Rochelle Smith was devastated Monday to hear HMS Bounty had sunk off the North Carolina coast.
Smith, who volunteered in Nova Scotia this past summer on the tall ship made famous in a pair of Hollywood blockbusters, said she couldn’t believe the reports the ship had been lost, a victim of Hurricane Sandy.
Two members of the 16-member crew are unaccounted for after the sinking.
“I’m shocked. It saddens my heart to know that some of my fellow crew members are missing at sea, the shipmates that I knew,” said Smith, who volunteered when the ship made a highly successful 2010 visit to Thunder Bay, an event that drew more than 5,500 people to the city’s waterfront.
HMS Bounty holds a special place in Smith’s heart, she said.
“Being out there on the Bounty, it just sort of built your character. I learnt so much on it. It was a healing ship to me,” Smith said, adding the Bounty was a very seaworthy vessel and she was surprised it went down.
“I felt very comfortable on her. The crew was very experienced and the captain was very knowledgeable about the ocean.”
The U.S. Coast Guard rescued 14 of 16 crew members aboard the Bounty, which was caught about 260 kilometres from the eye of the ferocious storm.
Search-and-rescue teams, hampered by the hurricane, searched the Atlantic Ocean for the missing crew members, who like the rest of the crew had donned cold-water survival suits and lifejackets and were not in either of the ship’s two 25-man lifeboats launched after the ship, built in 1962 for the Hollywood remake Mutiny on the Bounty, began taking on water.
The movie, starring Marlon Brando as Fletcher Christian, recalled the tale of the original 18th century Bounty, which set sail for the South Pacific in 1789, only to be waylaid by a crew uprising near Tahiti. The ship also starred in the more recent Pirates of the Caribbean series.
A U.S. Coast Guard release says the ship has sunk, though mast remains visible above water. The coast guard initially received a call from the 180-foot, three-mast ship’s owners on Sunday night, saying she had lost communication with the Bounty.
“The Coast Guard 5th District command centre in Portsmouth, N.H. subsequently received a signal from the emergency position indicating radio beacon registered to the Bounty, confirming the distress and position,” the release says.
“An aircrew from Coast Guard Air Station Elizabeth City launched aboard an HC-130 Hercules aircraft, which later arrived on scene and established communications with the Bounty's crew.”

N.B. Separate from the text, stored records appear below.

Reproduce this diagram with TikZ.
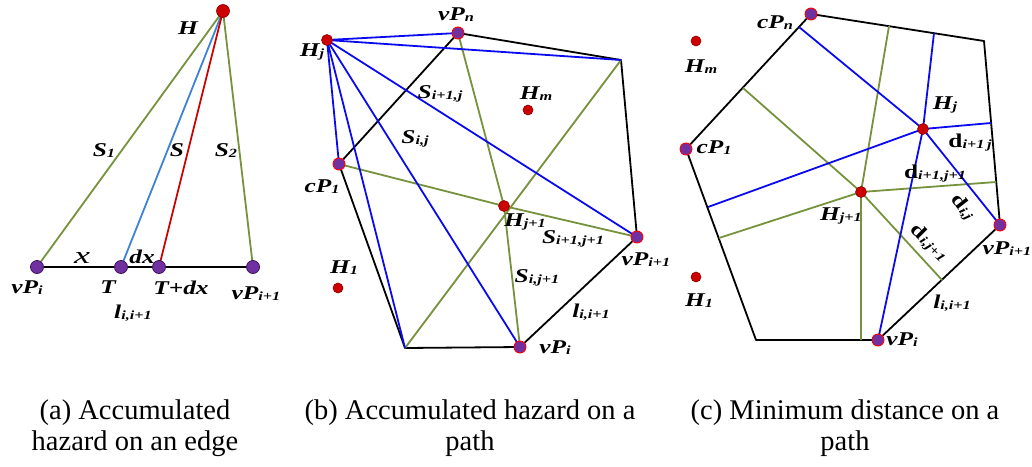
\documentclass[tikz,border=0pt]{standalone}
\usepackage{fontspec}
\setmainfont{Liberation Serif}[BoldItalicFont={Liberation Serif Bold Italic},BoldFont={Liberation Serif Bold},ItalicFont={Liberation Serif Italic}]
\usepackage{graphicx}
\definecolor{og}{RGB}{118,146,60}
\definecolor{bl}{RGB}{10,10,240}
\definecolor{lb}{RGB}{60,130,215}
\definecolor{rd}{RGB}{205,0,0}
\definecolor{pu}{RGB}{112,48,160}
\definecolor{dk}{RGB}{60,20,90}
\newcommand\lbl[2]{\scalebox{1.3}[1]{\bfseries\itshape #1\raisebox{-1pt}{\fontsize{12.5}{12.5}\selectfont #2}}}
\newcommand\dlbl[1]{\scalebox{1.3}[1]{\bfseries d\raisebox{-1pt}{\fontsize{12.5}{12.5}\selectfont\itshape #1}}}
\begin{document}
\begin{tikzpicture}[x=1pt,y=-1pt,
  edge/.style={line width=1.8pt,line join=round},
  blk/.style={edge,black},
  grn/.style={edge,og},
  blu/.style={edge,bl},
  hz/.style={circle,inner sep=0,minimum size=11pt,fill=rd,draw=rd!70!black,line width=0.6pt},
  ptb/.style={circle,inner sep=0,minimum size=12pt,fill=pu,draw=red,line width=0.9pt},
  pta/.style={circle,inner sep=0,minimum size=13pt,fill=pu,draw=dk,line width=0.8pt},
  txt/.style={inner sep=0,font=\fontsize{19.5}{19.5}\selectfont},
  captxt/.style={inner sep=0,align=center,font=\fontsize{28.5}{31}\selectfont}]
\useasboundingbox (0,0) rectangle (1032,466);
% ---------------- panel (a)
\coordinate (aH) at (223,11);
\coordinate (aV1) at (37,267);
\coordinate (aT) at (121,267);
\coordinate (aTd) at (159,267);
\coordinate (aV2) at (253,267);
\draw[blk] (aV1) -- (aV2);
\draw[grn] (aV1) -- (aH);
\draw[grn] (aV2) -- (aH);
\draw[edge,lb] (aT) -- (aH);
\draw[edge,rd] (aTd) -- (aH);
\node[hz,minimum size=13pt] (aHd) at (aH) {};
\node[pta] (aV1d) at (aV1) {};
\node[pta] (aTdd) at (aT) {};
\node[pta] (aTdxd) at (aTd) {};
\node[pta] (aV2d) at (aV2) {};
\node[txt] (laH) at (188,29) {\lbl{H}{}};
\node[txt] (laS1) at (104,151) {\lbl{S}{1}};
\node[txt] (laS) at (177,151) {\lbl{S}{}};
\node[txt] (laS2) at (226,151) {\lbl{S}{2}};
\node[txt] (lax) at (82,258) {\scalebox{1.5}[1]{\fontsize{24}{24}\selectfont\itshape x}};
\node[txt] (ladx) at (142,257) {\lbl{dx}{}};
\node[txt] (laV1) at (27,288) {\lbl{vP}{i}};
\node[txt] (laT) at (108,288) {\lbl{T}{}};
\node[txt] (laTdx) at (181,288) {\lbl{T+dx}{}};
\node[txt] (laV2) at (256,294) {\lbl{vP}{i+1}};
\node[txt] (lal) at (133,313) {\lbl{l}{i,i+1}};
% ---------------- panel (b)
\coordinate (bHj) at (327,40);
\coordinate (bVn) at (458,33);
\coordinate (bTR) at (621,60);
\coordinate (bC1) at (339,164);
\coordinate (bV2) at (637,237);
\coordinate (bV1) at (520,347);
\coordinate (bBL) at (405,348);
\coordinate (bHj1) at (504,206);
\coordinate (bHm) at (528,110);
\coordinate (bH1) at (338,288);
\draw[blk] (bC1) -- (bVn) -- (bTR) -- (bV2) -- (bV1) -- (bBL) -- cycle;
\draw[grn] (bVn) -- (bHj1) -- (bV1);
\draw[grn] (bC1) -- (bHj1) -- (bV2);
\draw[grn] (bBL) -- (bTR);
\draw[blu] (bHj) -- (bVn);
\draw[blu] (bHj) -- (bTR);
\draw[blu] (bHj) -- (bC1);
\draw[blu] (bHj) -- (bBL);
\draw[blu] (bHj) -- (bV1);
\draw[blu] (bHj) -- (bV2);
\node[hz] (bHjd) at (bHj) {};
\node[hz] (bHj1d) at (bHj1) {};
\node[hz,minimum size=10pt] (bHmd) at (bHm) {};
\node[hz,minimum size=10pt] (bH1d) at (bH1) {};
\node[ptb] (bVnd) at (bVn) {};
\node[ptb] (bC1d) at (bC1) {};
\node[ptb] (bV2d) at (bV2) {};
\node[ptb] (bV1d) at (bV1) {};
\node[txt] (lbVn) at (456,15) {\lbl{vP}{n}};
\node[txt] (lbHj) at (312,52) {\lbl{H}{j}};
\node[txt] (lbS1) at (440,94) {\lbl{S}{i+1,j}};
\node[txt] (lbHm) at (536,94) {\lbl{H}{m}};
\node[txt] (lbS2) at (415,139) {\lbl{S}{i,j}};
\node[txt] (lbC1) at (322,187) {\lbl{cP}{1}};
\node[txt] (lbHj1) at (525,222) {\lbl{H}{j+1}};
\node[txt] (lbS3) at (573,239) {\lbl{S}{i+1,j+1}};
\node[txt] (lbV2) at (646,260) {\lbl{vP}{i+1}};
\node[txt] (lbH1) at (344,268) {\lbl{H}{1}};
\node[txt] (lbS4) at (537,278) {\lbl{S}{i,j+1}};
\node[txt] (lbl) at (591,312) {\lbl{l}{i,i+1}};
\node[txt] (lbV1) at (555,348) {\lbl{vP}{i}};
% ---------------- panel (c)
\coordinate (cCn) at (811,14);
\coordinate (cTR) at (984,41);
\coordinate (cV2) at (1000,225);
\coordinate (cV1) at (878,340);
\coordinate (cBL) at (756,340);
\coordinate (cC1) at (686,149);
\coordinate (cHj) at (923,129);
\coordinate (cHj1) at (861,192);
\coordinate (cHm) at (696,41);
\coordinate (cH1) at (696,277);
\coordinate (cP1) at (799,27);
\coordinate (cP2) at (934,33);
\coordinate (cP3) at (708,207);
\coordinate (cP4) at (991,123);
\coordinate (cG1) at (743,88);
\coordinate (cG2) at (942,280);
\coordinate (cG3) at (889,26);
\coordinate (cG4) at (861,340);
\coordinate (cG5) at (719,238);
\coordinate (cG6) at (996,182);
\draw[blk] (cC1) -- (cCn) -- (cTR) -- (cV2) -- (cV1) -- (cBL) -- cycle;
\draw[grn] (cG1) -- (cHj1) -- (cG2);
\draw[grn] (cG3) -- (cHj1) -- (cG4);
\draw[grn] (cG5) -- (cHj1) -- (cG6);
\draw[blu] (cP1) -- (cHj) -- (cV2);
\draw[blu] (cP2) -- (cHj) -- (cV1);
\draw[blu] (cP3) -- (cHj) -- (cP4);
\node[hz] (cHjd) at (cHj) {};
\node[hz] (cHj1d) at (cHj1) {};
\node[hz,minimum size=10pt] (cHmd) at (cHm) {};
\node[hz,minimum size=10pt] (cH1d) at (cH1) {};
\node[ptb] (cCnd) at (cCn) {};
\node[ptb] (cC1d) at (cC1) {};
\node[ptb] (cV2d) at (cV2) {};
\node[ptb] (cV1d) at (cV1) {};
\node[txt] (lcCn) at (775,23) {\lbl{cP}{n}};
\node[txt] (lcHm) at (701,67) {\lbl{H}{m}};
\node[txt] (lcHj) at (945,105) {\lbl{H}{j}};
\node[txt] (lcC1) at (714,148) {\lbl{cP}{1}};
\node[txt] (lcd1) at (970,143) {\dlbl{i+1\,j}};
\node[txt] (lcd2) at (935,174) {\dlbl{i+1,j+1}};
\node[txt,rotate=-52] (lcd3) at (963,207) {\dlbl{i,j}};
\node[txt,rotate=-45] (lcd4) at (929,243) {\dlbl{i,j+1}};
\node[txt] (lcHj1) at (841,216) {\lbl{H}{j+1}};
\node[txt] (lcV2) at (1007,249) {\lbl{vP}{i+1}};
\node[txt] (lcH1) at (699,301) {\lbl{H}{1}};
\node[txt] (lcl) at (952,303) {\lbl{l}{i,i+1}};
\node[txt] (lcV1) at (902,340) {\lbl{vP}{i}};
% ---------------- captions
\node[captxt] (capa) at (135,428) {(a) Accumulated\\hazard on an edge};
\node[captxt] (capb) at (470,428) {(b) Accumulated hazard on a\\path};
\node[captxt] (capc) at (845,428) {(c) Minimum distance on a\\path};
\end{tikzpicture}
\end{document}
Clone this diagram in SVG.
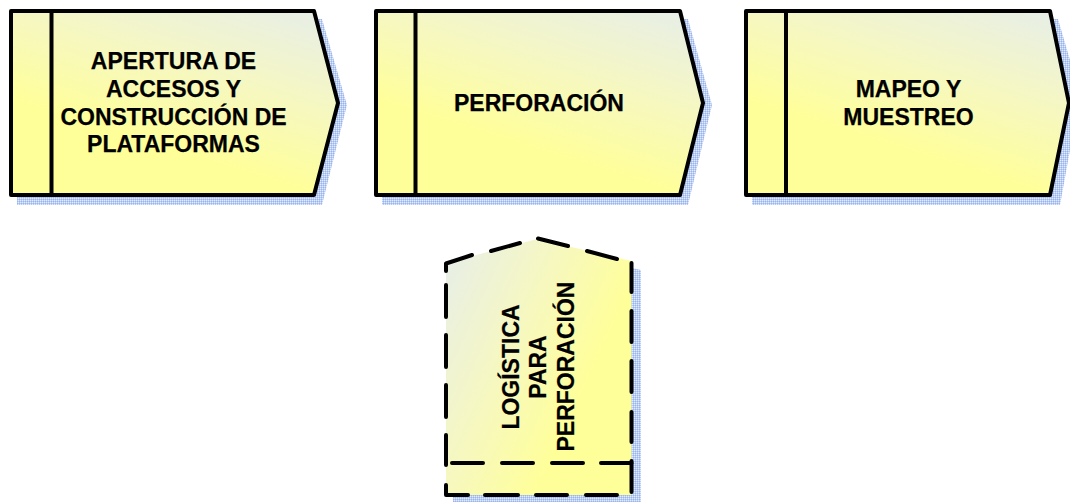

The missing crew members have yet to be identified, though Smith said she had spoken to one crew member who was aboard on the ill-fated trip and had been rescued.
Smith said she first saw the Bounty in 2003 at a tall ships festival in Sarnia, Ont.
Seven years later she was part of the crew, if only for a few short days.
“I got to sail it from Duluth to Thunder Bay,” she said, admitting she was hooked on the tall ship.
“Then this past summer I took a vacation in Nova Scotia because the tall ships were going to be in Halifax. Then I offered to volunteer my services while they were in port,” Smith said.
“I became a volunteer crew member helping out with merchandise sales and helping out with the tours while they were in port. Then I stayed on sailed through various ports in Nova Scotia,”
Kerry Berlinquette helped bring the Bounty to Thunder Bay in 2010 and said she woke up Monday morning to a flood of emails in her inbox telling her the ship had succumbed to the storm.
“I was like, oh my goodness, that’s terrible. Worse yet, to hear that they haven’t saved everyone yet, we’re hoping they’re going to find those other crew members,” said Berlinquette, who was in preliminary negotiations to bring the ship back to Thunder Bay, part of a larger festival she’s hoping to start.
She called it a huge loss, but remembered her short association with the Bounty fondly.
“It was very exciting. It wasn’t something that Thunder Bay gets to see every day. She was a very majestic ship and she was made for the movies, so of course she was exceptionally beautiful, especially when she left Thunder Bay and all her sails were up.”